>> START

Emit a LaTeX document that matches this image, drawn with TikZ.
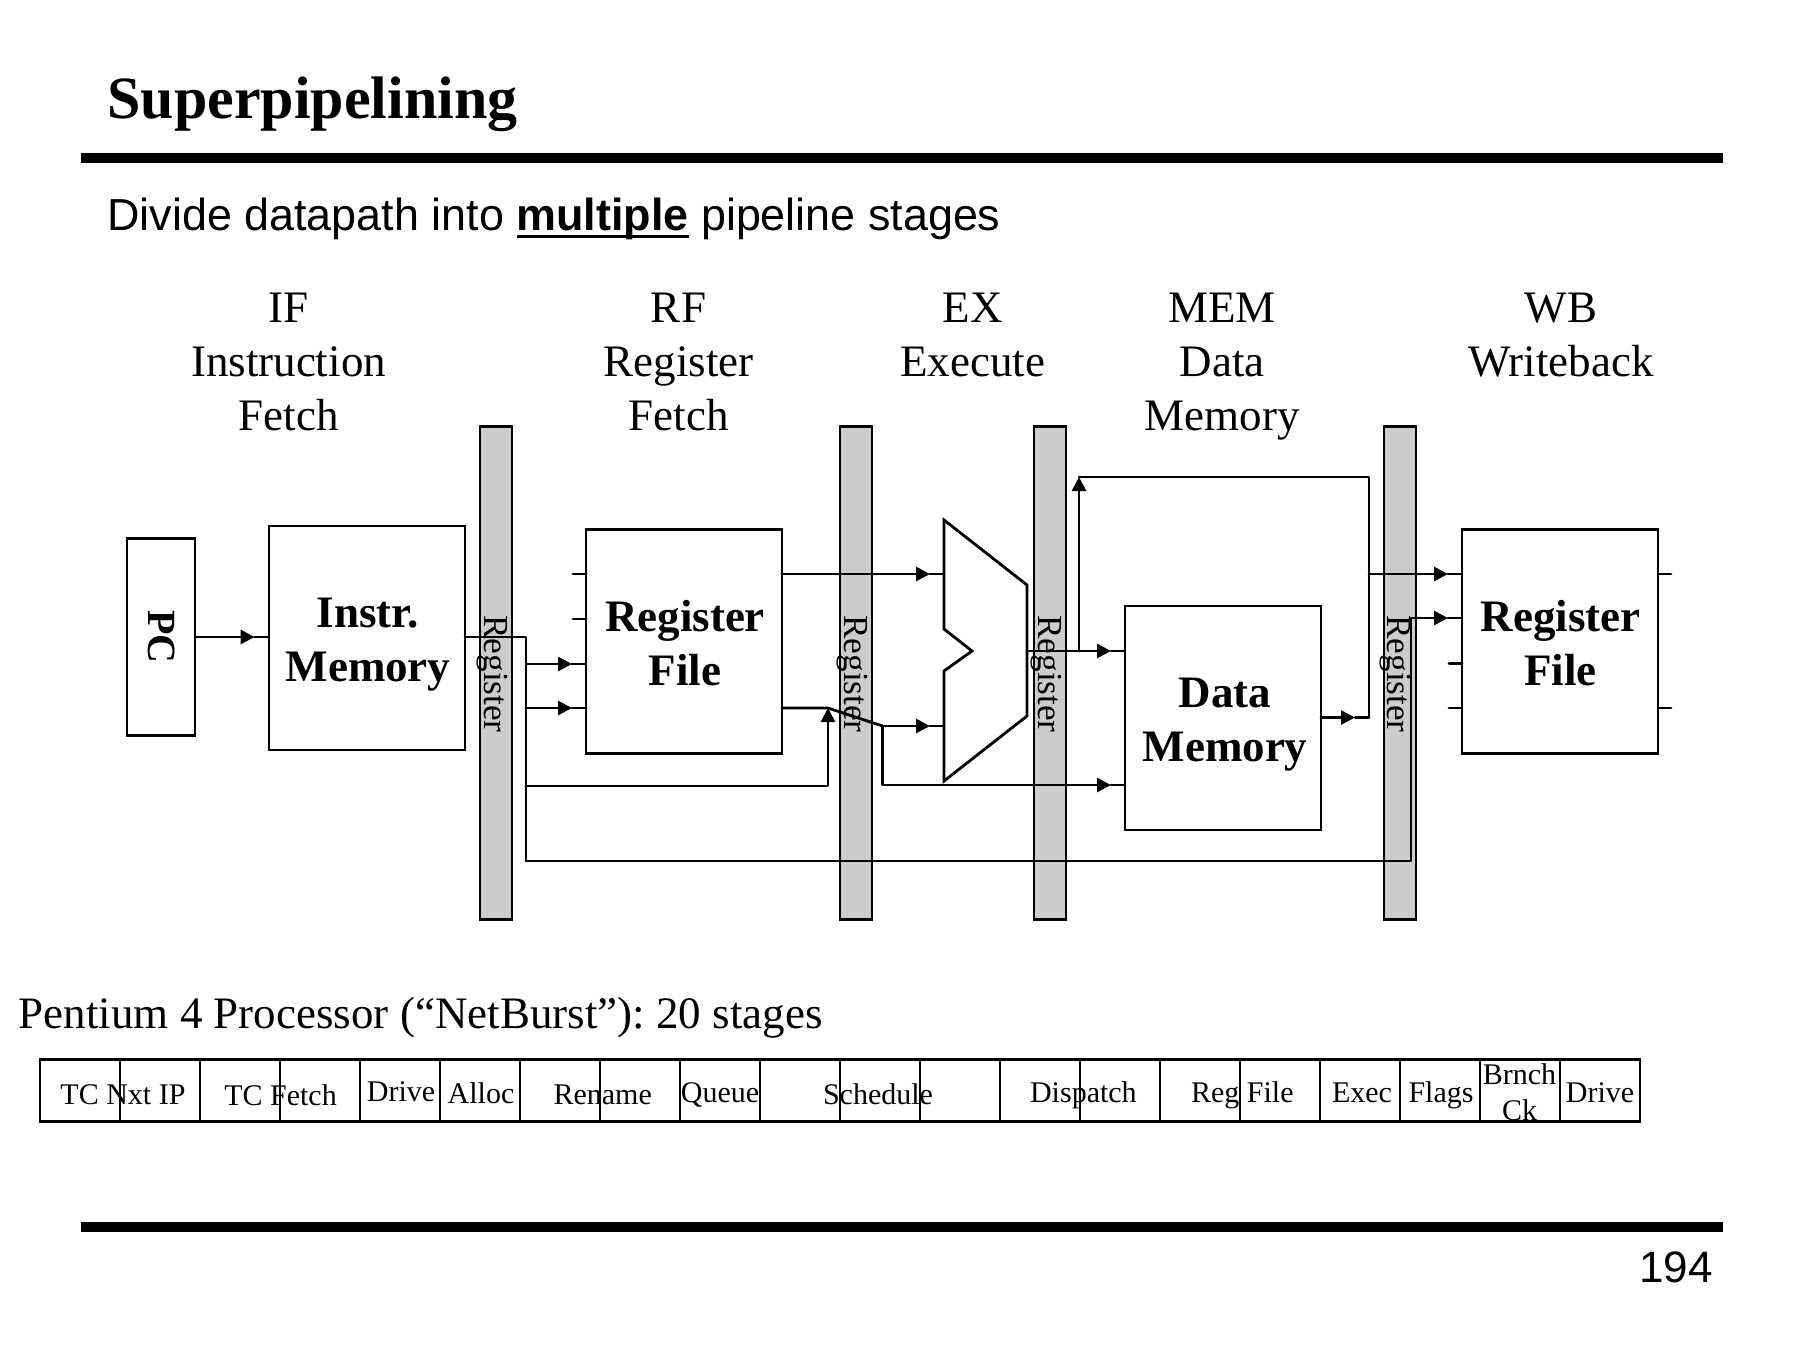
\documentclass[tikz,border=0pt]{standalone}
\usepackage{fontspec}
\setmainfont{Liberation Serif}
\newfontfamily\arialfont{Liberation Sans}
\usetikzlibrary{arrows.meta,calc}
\definecolor{barfill}{HTML}{CCCCCC}
\newcommand\heavyul[1]{\setbox0=\hbox{\bfseries #1}\copy0\kern-\wd0\rule[-4pt]{\wd0}{1.6pt}}
\frenchspacing
\tikzset{
  x=0.5pt,y=-0.5pt,
  wire/.style={line width=1.4pt,line join=round,line cap=round},
  feed/.style={wire,-{Triangle[length=7pt,width=7pt]}},
  block/.style={draw,line width=1.4pt,fill=white,inner sep=0pt,outer sep=0pt},
  bar/.style={draw,line width=1.4pt,fill=barfill,inner sep=0pt,outer sep=0pt,minimum width=16pt,minimum height=246.4pt},
  barlabel/.style={rotate=-90,anchor=base,inner sep=0pt,font=\fontsize{17.6}{18}\selectfont},
  blocklabel/.style={align=center,inner sep=0pt,font=\fontsize{22.5}{27}\selectfont\bfseries},
  stage/.style={align=center,inner sep=0pt,font=\fontsize{22.5}{27}\selectfont},
  cellbox/.style={draw,line width=1.4pt,inner sep=0pt,outer sep=0pt,minimum width=40pt,minimum height=31pt},
  celltext/.style={align=center,inner sep=0pt,font=\fontsize{15}{18}\selectfont},
  heavy/.style={line width=5pt},
}
\begin{document}
\begin{tikzpicture}
\useasboundingbox (0,0) rectangle (1800,1350);
\fill[white] (0,0) rectangle (1800,1350);
% header
\node[anchor=base west,inner sep=0pt,font=\fontsize{30}{36}\selectfont\bfseries] (title) at (107,118) {Superpipelining};
\coordinate (r1a) at (81,157.5); \coordinate (r1b) at (1723,157.5);
\draw[heavy] (r1a) -- (r1b);
\node[anchor=base west,inner sep=0pt,font=\arialfont\fontsize{22.44}{26}\selectfont] (sub) at (107,230) {Divide datapath into \heavyul{multiple} pipeline stages};
% stages
\node[stage] (s1) at (288.5,362) {IF\\Instruction\\Fetch};
\node[stage] (s2) at (678.5,362) {RF\\Register\\Fetch};
\node[stage] (s3) at (972.5,334.6) {EX\\Execute};
\node[stage] (s4) at (1222,367) {MEM\\Data\\Memory};
\node[stage] (s5) at (1561,335.4) {WB\\Writeback};
% bars
\node[bar] (b1) at (496,673.2) {};
\node[bar] (b2) at (856,673.2) {};
\node[bar] (b3) at (1050,673.2) {};
\node[bar] (b4) at (1400,673.2) {};
\node[barlabel] (b1t) at (484,674) {Register};
\node[barlabel] (b2t) at (844,674) {Register};
\node[barlabel] (b3t) at (1038,674) {Register};
\node[barlabel] (b4t) at (1387.5,674) {Register};
% blocks
\node[block,minimum width=34pt,minimum height=98.5pt] (pc) at (161,637) {};
\node[block,minimum width=98pt,minimum height=112pt] (im) at (367,638) {};
\node[block,minimum width=98pt,minimum height=112pt] (rf) at (684,641.6) {};
\node[block,minimum width=98pt,minimum height=112pt] (dm) at (1223,718) {};
\node[block,minimum width=98pt,minimum height=112pt] (wb) at (1560,641.6) {};
\node[blocklabel,rotate=-90,anchor=base,font=\fontsize{20}{24}\selectfont\bfseries] (pct) at (148,637) {PC};
\node[blocklabel] (imt) at (368,645) {Instr.\\Memory};
\node[blocklabel] (rft) at (685,643) {Register\\File};
\node[blocklabel] (dmt) at (1225,725) {Data\\Memory};
\node[blocklabel] (wbt) at (1560.5,643) {Register\\File};
% ALU
\coordinate (au1) at (944,520); \coordinate (au2) at (1027,585); \coordinate (au3) at (1027,716);
\coordinate (au4) at (944,781); \coordinate (au5) at (944,671); \coordinate (au6) at (972,651); \coordinate (au7) at (944,629);
\draw[block] (au1) -- (au2) -- (au3) -- (au4) -- (au5) -- (au6) -- (au7) -- cycle;
% junctions
\coordinate (j1) at (526,637);
\coordinate (j1a) at (526,664);
\coordinate (j1b) at (526,708);
\coordinate (j1c) at (526,786);
\coordinate (j1d) at (526,861);
\coordinate (a1) at (254.6,637);
\coordinate (a2) at (572,664);
\coordinate (a3) at (572,708);
\coordinate (j2) at (828,708);
\coordinate (j2b) at (828,786);
\coordinate (j3) at (882.5,726);
\coordinate (j3b) at (882.5,785);
\coordinate (a4) at (930,574);
\coordinate (a5) at (930,726);
\coordinate (a6) at (1111,651);
\coordinate (a7) at (1111,785);
\coordinate (j4) at (1079,651);
\coordinate (a8) at (1079,477);
\coordinate (j5) at (1369,477);
\coordinate (j6) at (1369,717.5);
\coordinate (j6b) at (1369,574);
\coordinate (a9) at (1355,717.5);
\coordinate (a10) at (1448,574);
\coordinate (a11) at (1448,618);
\coordinate (j7) at (1411,861);
\coordinate (j7b) at (1411,618);
% stubs
\coordinate (st1) at (573,574); \coordinate (st2) at (573,619);
\coordinate (st3) at (1449,663.6); \coordinate (st4) at (1449,708);
\coordinate (st5) at (1671,574); \coordinate (st6) at (1671,708);
\draw[wire] (st1) -- (st1 -| rf.west);
\draw[wire] (st2) -- (st2 -| rf.west);
\draw[wire] (st3) -- (st3 -| wb.west);
\draw[wire] (st4) -- (st4 -| wb.west);
\draw[wire] (st5) -- (st5 -| wb.east);
\draw[wire] (st6) -- (st6 -| wb.east);
% connectors
\draw[feed] (pc.east) -- (a1);
\draw[wire] (a1) -- (a1 -| im.west);
\draw[wire] (j1 -| im.east) -- (j1) -- (j1d);
\draw[feed] (j1a) -- (a2);
\draw[wire] (a2) -- (a2 -| rf.west);
\draw[feed] (j1b) -- (a3);
\draw[wire] (a3) -- (a3 -| rf.west);
\draw[feed] (j1c) -- (j2b) -- (j2);
\draw[wire] (j2 -| rf.east) -- (j2) -- (j3);
\draw[feed] (j3) -- (a5);
\draw[wire] (a5) -- (a5 -| au1);
\draw[feed] (a4 -| rf.east) -- (a4);
\draw[wire] (a4) -- (a4 -| au1);
\draw[feed] (j3) -- (j3b) -- (a7);
\draw[wire] (a7) -- (a7 -| dm.west);
\draw[feed] (au6 -| au2) -- (a6);
\draw[wire] (a6) -- (a6 -| dm.west);
\draw[feed] (j4) -- (a8);
\draw[wire] (a8) -- (j5) -- (j6);
\draw[feed] (a9 -| dm.east) -- (a9);
\draw[wire] (a9) -- (j6);
\draw[feed] (j6b) -- (a10);
\draw[wire] (a10) -- (a10 -| wb.west);
\draw[feed] (j1d) -- (j7) -- (j7b) -- (a11);
\draw[wire] (a11) -- (a11 -| wb.west);
% pentium
\node[anchor=base west,inner sep=0pt,font=\fontsize{22.5}{27}\selectfont] (p4) at (18.5,1028) {Pentium 4 Processor (“NetBurst”): 20 stages};
\foreach \i in {1,...,20} {
  \node[cellbox] (c\i) at ({40+80*(\i-0.5)},1090.6) {};
}
\node[celltext] (t1) at (123,1095) {TC Nxt IP};
\node[celltext] (t2) at (280.5,1095) {TC Fetch};
\node[celltext] (t3) at (401,1092) {Drive};
\node[celltext] (t4) at (481,1093) {Alloc};
\node[celltext] (t5) at (602.7,1095) {Rename};
\node[celltext] (t6) at (720,1094.5) {Queue};
\node[celltext] (t7) at (878,1094.5) {Schedule};
\node[celltext] (t8) at (1083.4,1095) {Dispatch};
\node[celltext] (t9) at (1242.3,1095) {Reg File};
\node[celltext] (t10) at (1362,1092.5) {Exec};
\node[celltext] (t11) at (1441,1095) {Flags};
\node[celltext] (t12) at (1519.5,1092) {Brnch\\Ck};
\node[celltext] (t13) at (1600,1092.5) {Drive};
% footer
\coordinate (r2a) at (81,1226.5); \coordinate (r2b) at (1723,1226.5);
\draw[heavy] (r2a) -- (r2b);
\node[anchor=base east,inner sep=0pt,font=\arialfont\fontsize{22}{26}\selectfont] (pg) at (1713,1282.5) {194};
\end{tikzpicture}
\end{document}
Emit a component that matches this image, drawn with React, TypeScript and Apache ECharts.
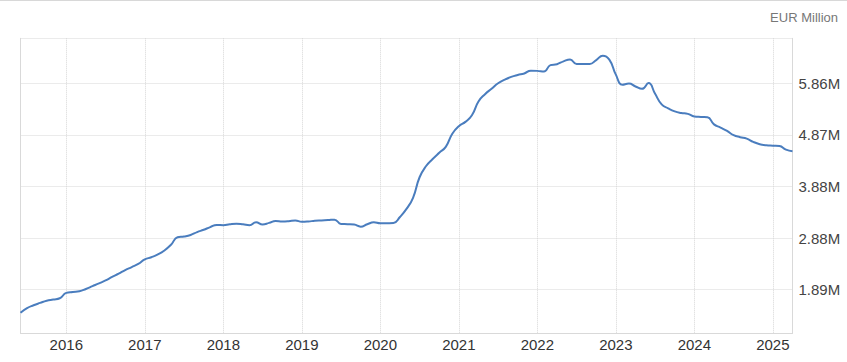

>> END

_To do_. Find every line that holds "this" and copy it.

_Response to the exercise_.
Emit a LaTeX document that matches this image, drawn with TikZ.
Emit a component that matches this image, drawn with React, TypeScript and Apache ECharts.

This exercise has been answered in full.